Summer Scholars Friday 31 July

  • Writing Detroit

Benjamin Markovits (Eccles British Library Writer in Residence) read from his new novel, You Don't Have to Live Like This (Faber, 2015), in a discussion about race, Walden and the death and life of the great American city. 

Summer Scholars Monday 3 August

  • Ghosts and Authors: Reading The Turn of the Screw

Sarah Churchwell (Eccles British Library Writer in Residence) explored the different ways we read, using Henry James's The Turn of the Screw as a forum for discussing the possibilities. Do we read for character, plot, emotion, ideas, realism, escapism? How far should authors’ intentions, or what we think we know about those intentions, shape our ideas about the books they produce?

Summer Scholars Friday 7 August

  • Over the Ice: When Polar Explorers Took to the Skies

Marionne Cronin (Eccles Centre Visiting Fellow) discussed her research into how the use of new, cutting-edge technologies reshaped the popular culture of polar exploration.

  • Sea Birds, Lost Bodies, and Phantom Islands on the Event Horizon of the New World

J. R. Carpenter (Eccles Centre Visiting Fellow) presented her research on the strange tales of an Island of Demons off the coast of Newfoundland which have persisted in maps and literature from the early 1500s to the present day.

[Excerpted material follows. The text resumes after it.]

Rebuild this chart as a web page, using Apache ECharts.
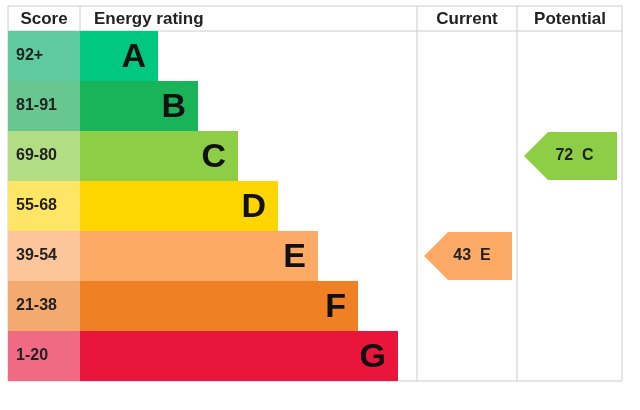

Summer Scholars Monday 10 August

  • Transportation Stories: Servants, Convicts, and Class Formation in the Literature of Colonial America

Matthew Pethers (Eccles Centre Visiting Fellow) discussed the indentured servants and felons who were transported to America in the seventeenth and eighteenth centuries, and their role and representation in an emerging tradition of American working-class literature.